Sitcoms, embora também gravadas em estúdio, são geralmente feitas ao vivo para uma platéia real responsável por dar o feedback imediato aos atores e roteiristas de que o material funciona ou não. Então, se acontece de haver alguma entrada errada ou piada mal colocada, o roteiro sofre readaptações até de última hora, coisa que não é possível em um roteiro fechado, como é aqui. E Kauffman na verdade passa a impressão de ter escrito este seriado para uma platéia que faltou, e isso a deixa muito tempo perdida no resultado, e no mesmo fica o espectador.

Nos primeiros episódios as piadas ou diálogos engraçados soam arrastados, como que esperando aquele "saco de risadas" das sitcoms que nunca acontece, gerando um vácuo desagradável. Os diálogos por vezes não são fluidos, e a espontaneidade da lugar a situações marcadas, carentes de uma direção dinâmica que condiziria melhor com a experiência que os atores possuem, principalmente Lily Tomlin, que de longe tem a veia mais cômica de todos eles. Para quem conhece os trabalhos da atriz, a princípio pode até acreditar que ela esteja "enferrujada" ou pouco à vontade, mas essa impressão acaba quando Kauffman finalmente relaxa e os personagens começam a ganhar vida própria. É quando acontece o "milagre da criação" e tudo flui como deveria ter sido desde o princípio.

Se por um lado o roteiro acertou deste o princípio na forma até honesta, delicada e moderna com que toda essa bagunça sentimental dos personagens é lidada, por outro não foi tão feliz nesse desenvolvimento lento. Mais que lento, acretido que tenha sido um desenvolvimento perdido, daqueles que os roteiristas não sabem bem que rumo dar à história ou aos personagens, e subitamente, como em um desbloqueio criativo, todo o universo se abre para eles. Tanto é assim que de repente os personagens, tanto principais quanto coadjuvantes, deixaram de ter conflitos aleatórios e rivalidades desnecessárias, mesquinharias dos primeiros episódios que mais incomodavam do que geravam interesse.

O seriado na verdade deveria levar os nomes de Robert e Sol, já que esses personagens são muito mais interessantes juntos do que a pseudo-rivalidade entre Gracie e Frankie parecia ser.

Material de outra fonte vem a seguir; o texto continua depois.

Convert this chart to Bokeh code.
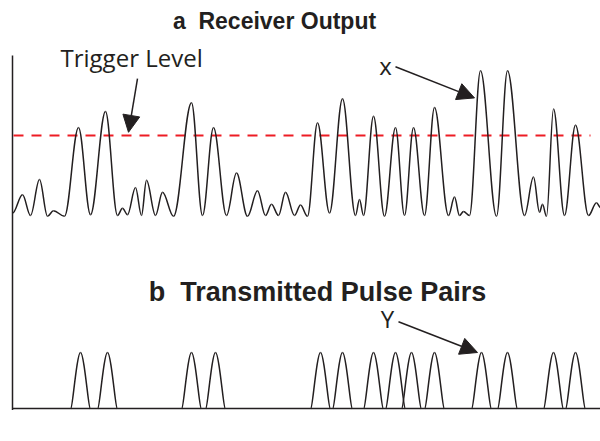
from bokeh.plotting import figure
from bokeh.models import Range1d, Label, Arrow, NormalHead
from bokeh.embed import file_html
from bokeh.resources import INLINE
import numpy as np

# ---- Data ----
# a  Receiver output: alternating extrema (time, amplitude); trigger level = 1.0
rx_time = [12, 22, 30, 39, 47, 53, 64, 78, 90, 105, 117, 122, 127, 135, 141, 146,
           155, 162, 173, 191, 202, 213, 226, 236, 247, 257, 265, 271, 278, 285,
           294, 300, 307, 317, 329, 342, 355, 359, 363, 373, 384, 395, 404, 413,
           424, 434, 448, 454, 459, 463, 469, 480, 496, 507, 524, 533, 539, 542,
           546, 553, 564, 575, 588, 596, 600]
rx_amp = [0.03, 0.26, 0.0, 0.45, -0.01, 0.06, -0.01, 1.10, 0.01, 1.30, 0.0, 0.09,
          0.01, 0.35, 0.0, 0.44, 0.0, 0.29, -0.01, 1.41, 0.0, 1.10, 0.0, 0.53,
          -0.01, 0.31, 0.0, 0.14, 0.0, 0.29, 0.0, 0.13, -0.01, 1.16, 0.03, 1.46,
          0.0, 0.20, 0.0, 1.24, -0.01, 1.10, 0.0, 1.10, 0.0, 1.35, 0.0, 0.23, 0.0,
          0.05, 0.0, 1.81, -0.01, 1.81, 0.0, 0.48, 0.04, 0.14, -0.01, 1.33, 0.0,
          1.13, 0.0, 0.16, 0.10]
trigger_level = 1.0
trigger_time = [13, 590]

# b  Transmitted pulse pairs: pulse centres (time), unit amplitude
tx_pulse_time = [80, 107, 191, 215, 320, 342, 373, 395, 411, 434, 481, 507, 553, 575]
tx_pulse_amp = 1.0
tx_time_span = [12, 600]

INK = "#231f20"
RED = "#ed1c24"

p = figure(width=600, height=441, x_range=Range1d(0, 600),
           y_range=Range1d(-2.825, 2.6875),
           x_axis_location=None, y_axis_location=None,
           output_backend="svg", toolbar_location=None, min_border=0)
p.grid.visible = False
p.outline_line_color = None
p.background_fill_color = "white"
p.border_fill_color = "white"
p.extra_y_ranges = {"tx": Range1d(-0.5893, 7.2857)}

# left vertical line of the diagram
p.segment(x0=[12], y0=[2.0], x1=[12], y1=[-2.43], line_color=INK, line_width=1.5)

# trigger level
p.line(x=trigger_time, y=[trigger_level] * 2, line_color=RED, line_width=2,
       line_dash="10 8")

# receiver output curve (smooth through extrema)
t = np.array(rx_time, dtype=float)
a = np.array(rx_amp, dtype=float)
dt = t[1:] - t[:-1]
k = 0.36
p.bezier(x0=t[:-1], y0=a[:-1], x1=t[1:], y1=a[1:],
         cx0=t[:-1] + k * dt, cy0=a[:-1], cx1=t[1:] - k * dt, cy1=a[1:],
         line_color=INK, line_width=1.5)

# transmitted pulses
c = np.array(tx_pulse_time, dtype=float)
hw = 9.5
kb, kt = 0.15, 0.38
p.segment(x0=[tx_time_span[0]], y0=[0], x1=[tx_time_span[1]], y1=[0],
          line_color=INK, line_width=1.5, y_range_name="tx")
for side in (-1, 1):
    xs = c + side * hw
    p.bezier(x0=xs, y0=np.zeros_like(c), x1=c, y1=np.full_like(c, tx_pulse_amp),
             cx0=xs - side * kb * hw, cy0=np.zeros_like(c),
             cx1=c + side * kt * hw, cy1=np.full_like(c, tx_pulse_amp),
             line_color=INK, line_width=1.5, y_range_name="tx")

# texts
p.add_layout(Label(x=274, y=2.4375, text="a\u00a0 Receiver Output",
                   text_font="Liberation Sans", text_font_style="bold",
                   text_font_size="23px", text_color=INK,
                   text_align="center", text_baseline="middle"))
p.add_layout(Label(x=317, y=2.089, y_range_name="tx",
                   text="b\u00a0 Transmitted Pulse Pairs",
                   text_font="Liberation Sans", text_font_style="bold",
                   text_font_size="27px", text_color=INK,
                   text_align="center", text_baseline="middle"))
p.add_layout(Label(x=60, y=1.975, text="Trigger Level", text_font="Open Sans",
                   text_font_size="24px", text_color=INK,
                   text_align="left", text_baseline="middle"))
p.add_layout(Label(x=385, y=1.875, text="x", text_font="Open Sans",
                   text_font_size="24px", text_color=INK,
                   text_align="center", text_baseline="middle"))
p.add_layout(Label(x=387, y=1.607, y_range_name="tx", text="Y",
                   text_font="Open Sans", text_font_size="24px", text_color=INK,
                   text_align="center", text_baseline="middle"))

# arrows
def head():
    return NormalHead(size=17, fill_color=INK, line_color=INK, line_width=1)

p.add_layout(Arrow(end=head(), x_start=137, y_start=1.71, x_end=128, y_end=1.04,
                   line_color=INK, line_width=1.5))
p.add_layout(Arrow(end=head(), x_start=395, y_start=1.86, x_end=474, y_end=1.47,
                   line_color=INK, line_width=1.5))
p.add_layout(Arrow(end=head(), x_start=398, y_start=1.55, x_end=477, y_end=1.0,
                   y_range_name="tx", line_color=INK, line_width=1.5))

open("out.html", "w").write(file_html(p, INLINE))
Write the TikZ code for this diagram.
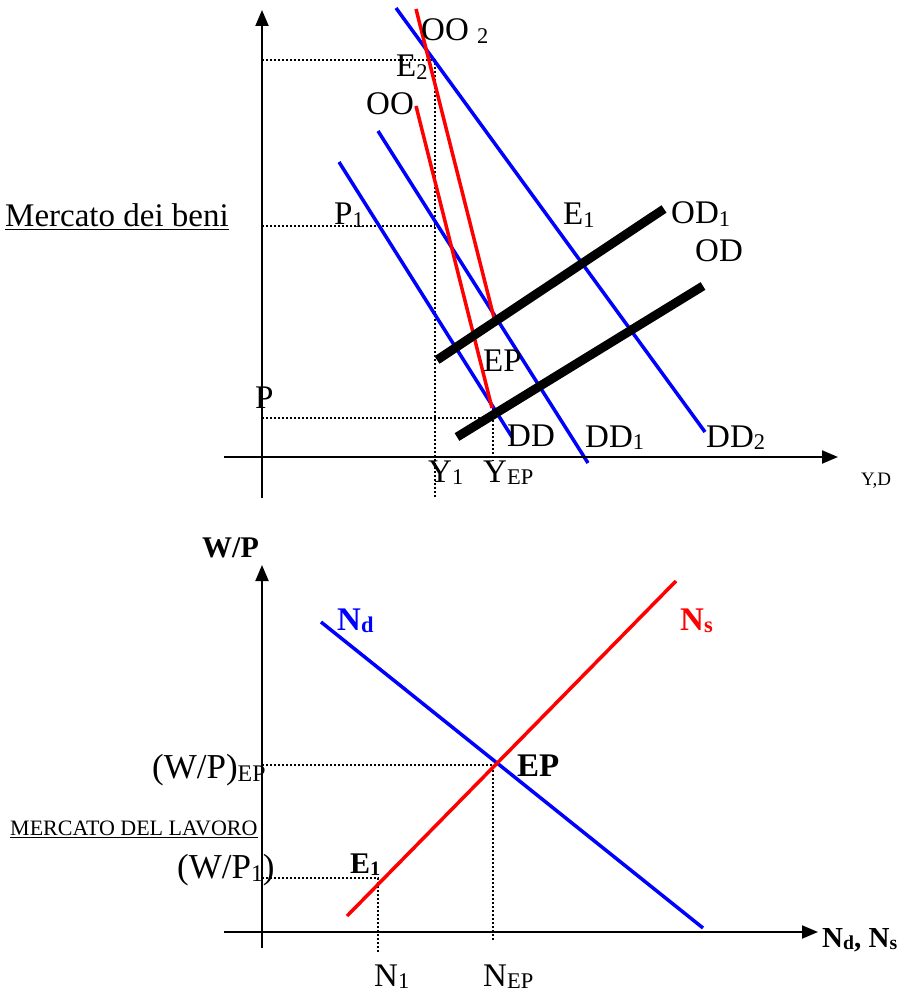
\documentclass[tikz,border=0pt]{standalone}
\usepackage{fontspec}
\usepackage{graphicx}
\setmainfont{Liberation Serif}
\usetikzlibrary{arrows.meta}
\newcommand\lsub[1]{\raisebox{-0.09em}{\scalebox{0.68}{#1}}}
\begin{document}
\begin{tikzpicture}[x=1pt,y=-1pt,
  axis/.style={line width=2pt,-{Triangle[length=16pt,width=13pt]}},
  bluel/.style={draw=blue,line width=3.5pt},
  redl/.style={draw=red,line width=3.5pt},
  offer/.style={draw=black,line width=9pt},
  dots/.style={line width=1.6pt,dash pattern=on 1.6pt off 2.4pt},
  lbl/.style={inner sep=0pt,anchor=base west,font=\fontsize{33}{36}\selectfont},
  blbl/.style={inner sep=0pt,anchor=base west,font=\fontsize{33}{36}\selectfont\bfseries},
  small/.style={inner sep=0pt,anchor=base west,font=\fontsize{19}{22}\selectfont},
  note/.style={inner sep=0pt,anchor=base west,font=\fontsize{22}{25}\selectfont},
]
\useasboundingbox (0,0) rectangle (906,992);

% ---------------- top chart: goods market ----------------
\coordinate (yB) at (262,498); \coordinate (yT) at (262,10);
\coordinate (xL) at (224,457); \coordinate (xR) at (838,457);

% dotted guides
\coordinate (e2y) at (262,60);  \coordinate (e2) at (435,60); \coordinate (y1b) at (435,498);
\coordinate (p1y) at (262,226); \coordinate (p1) at (435,226);
\coordinate (epy) at (262,418); \coordinate (ep) at (493,418);
\coordinate (epa) at (493,408); \coordinate (epb) at (493,461);
\draw[dots] (e2y) -- (e2) -- (y1b);
\draw[dots] (p1y) -- (p1);
\draw[dots] (epy) -- (ep);
\draw[dots] (epa) -- (epb);

% demand curves
\coordinate (dd0) at (339,162); \coordinate (dd1) at (512,437);
\coordinate (dda0) at (378,131); \coordinate (dda1) at (588,463);
\coordinate (ddb0) at (396,8);  \coordinate (ddb1) at (705,432);
\draw[bluel] (dd0) -- (dd1);
\draw[bluel] (dda0) -- (dda1);
\draw[bluel] (ddb0) -- (ddb1);

% OO curves
\coordinate (oo0) at (416,106); \coordinate (oo1) at (492,408);
\coordinate (oob0) at (416,9);  \coordinate (oob1) at (494,318);
\draw[redl] (oo0) -- (oo1);
\draw[redl] (oob0) -- (oob1);

% OD curves
\coordinate (od0) at (457,437); \coordinate (od1) at (703,286);
\coordinate (oda0) at (437,360); \coordinate (oda1) at (664,209);
\draw[offer] (od0) -- (od1);
\draw[offer] (oda0) -- (oda1);

% axes
\draw[axis] (yB) -- (yT);
\draw[axis] (xL) -- (xR);

% labels
\node[lbl] (lOO2) at (421,41) {OO \lsub{2}};
\node[lbl] (lE2) at (396,77) {E\lsub{2}};
\node[lbl] (lOO) at (366,115) {OO};
\node[lbl] (lP1) at (334,225) {P\lsub{1}};
\node[lbl] (lE1) at (563,225) {E\lsub{1}};
\node[lbl] (lOD1) at (671,224) {OD\lsub{1}};
\node[lbl] (lOD) at (695,261) {OD};
\node[lbl] (lEP) at (483,371) {EP};
\node[lbl] (lP) at (255,408) {P};
\node[lbl] (lDD) at (507,446) {DD};
\node[lbl] (lDD1) at (585,447) {DD\lsub{1}};
\node[lbl] (lDD2) at (706,447) {DD\lsub{2}};
\node[lbl] (lY1) at (428,482) {Y\lsub{1}};
\node[lbl] (lYEP) at (483,482) {Y\lsub{EP}};
\node[small] (lYD) at (861,485) {Y,D};
\node[lbl] (lMB) at (5,227) {\underline{Mercato dei beni}};

% ---------------- bottom chart: labour market ----------------
\coordinate (wB) at (262,948); \coordinate (wT) at (262,565);
\coordinate (nL) at (224,932); \coordinate (nR) at (818,932);

\coordinate (wepy) at (262,765); \coordinate (wep) at (493,765); \coordinate (nepb) at (493,940);
\coordinate (w1y) at (262,878); \coordinate (w1) at (378,878); \coordinate (n1b) at (378,952);
\draw[dots] (wepy) -- (wep) -- (nepb);
\draw[dots] (w1y) -- (w1) -- (n1b);

\coordinate (nd0) at (321,622); \coordinate (nd1) at (703,928);
\coordinate (ns0) at (347,916); \coordinate (ns1) at (676,581);
\draw[bluel] (nd0) -- (nd1);
\draw[redl] (ns0) -- (ns1);

\draw[axis] (wB) -- (wT);
\draw[axis] (nL) -- (nR);

\node[blbl,font=\fontsize{30}{34}\selectfont\bfseries] (lWP) at (202,557) {W/P};
\node[blbl,text=blue] (lNd) at (337,630) {N\lsub{d}};
\node[blbl,text=red] (lNs) at (680,630) {N\lsub{s}};
\node[blbl] (lEPb) at (517,776) {EP};
\node[blbl,font=\fontsize{30}{34}\selectfont\bfseries] (lE1b) at (350,873) {E\lsub{1}};
\node[lbl,font=\fontsize{35}{38}\selectfont] (lWPEP) at (152,778) {(W/P)\lsub{EP}};
\node[lbl,font=\fontsize{35}{38}\selectfont] (lWP1) at (177,878) {(W/P\lsub{1})};
\node[note] (lML) at (10,835) {\underline{MERCATO DEL LAVORO}};
\node[lbl] (lN1) at (374,986) {N\lsub{1}};
\node[lbl] (lNEP) at (483,986) {N\lsub{EP}};
\node[blbl,font=\fontsize{29}{32}\selectfont\bfseries] (lNdNs) at (822,947) {N\lsub{d}, N\lsub{s}};
\end{tikzpicture}
\end{document}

Na verdade, eles poderiam muito bem ter um show só deles. A decisão do casal vivido por Sheen e Waterston de finalmente assumirem sua relação e sexualidade na terceira idade é, de longe, o tema melhor desenvolvido, além do conflito de terem escondido isso por tanto tempo ser muito mais interessante pelo ponto de vista deles do que delas. Até as situações e a química entre os dois atores é muito maior e naturalmente cômica quando, por um lado, há o romantismo e a sutileza de Sol, e por outro a natural rispidez e seriedade de Robert, o qual supreende quando extravasa suas liberdades sexuais em alguns breves momentos de espontânea delicadeza.

Mas claro que a relação das protagonistas também é interessante. Embora as duas tenham 70 anos de idade, de muitas coisas da vida elas se esqueçaram nos últimos 40 anos, como, por exemplo, viver fora da bolha familiar que estavam. Tudo agora será uma redescoberta, como voltar à adolescência. Soferão de paixões, redescobrirão o sexo e cometerão erros típicos de uma época que se apagou com o tempo. Trocarão confidências, farão fofocas e machucarão umas às outras sem intenções, ao mesmo tempo que o próprio tempo mostra cada vez mais que definitivamente o que elas precisam é uma da outra.

É evidente que o seriado não foi polido da mesma forma como ocorreu com os outros originais dramáticos da Netflix. Talvez isso tenha acontecido pela falta de produtos originais cômicos no serviço e a pressa de produzi-los agora, o que é normal, só não pode se tornar um hábito.

Esta nova produção definitivamente não é de toda ruim. Consegue ser leve e divertida. Acima de tudo, é agradável. Uma pena que ela demora muito para encontrar seu tom e os personagens finalmente terem suas personalidades exploradas além do superficial. Como dito, é quando o roteiro deixa a pretensão de lado que tudo passa a fluir. Isso é evidente a partir do quinto ou sexto episódio, quando aqueles raros momentos genuinamente engraçados dos primeiros episódios vão dando lugar para um bom humor cotidiano simples e que funciona. Nada de sarcasmos ou exageradas ironias, a impressão que se tem é que Kauffman e Morris finalmente sacaram que a grande virtude do que criaram é a pura simplicidade.

Ainda que não seja um seriado que realmente prenda a atenção e que faça o espectador devorar tudo em uma única tarde, a árdua tarefa de se arrastar pelos primeiros episódios é compensada por uma repentina magia que toma conta de tudo depois. Os ajustes demoraram para aparecer, e agora que apareceram, que sejam mantidos assim para uma provável segunda temporada.

CONCLUSÃO...
A proposta desse mais novo original da Netflix é interessante, mas derrapa e se arrasta nos primeiros episódios por conta de uma falta de identidade. É quando os roteiristas evidentemente relaxam que o texto flui e o "milagre da criação" finalmente acontece, aquele em que os personagens parecem ganhar vida própria, os atores finalmente se interagem como deveriam e o humor genuíno simplesmente brota sem esforço. Então tudo toma uma outra forma, uma outra cor, e uma simplicidade tão deliciosa que, perto de tanta pretenção atualmente no cinema e na televisão, assistir algo simples é mais que bem vindo.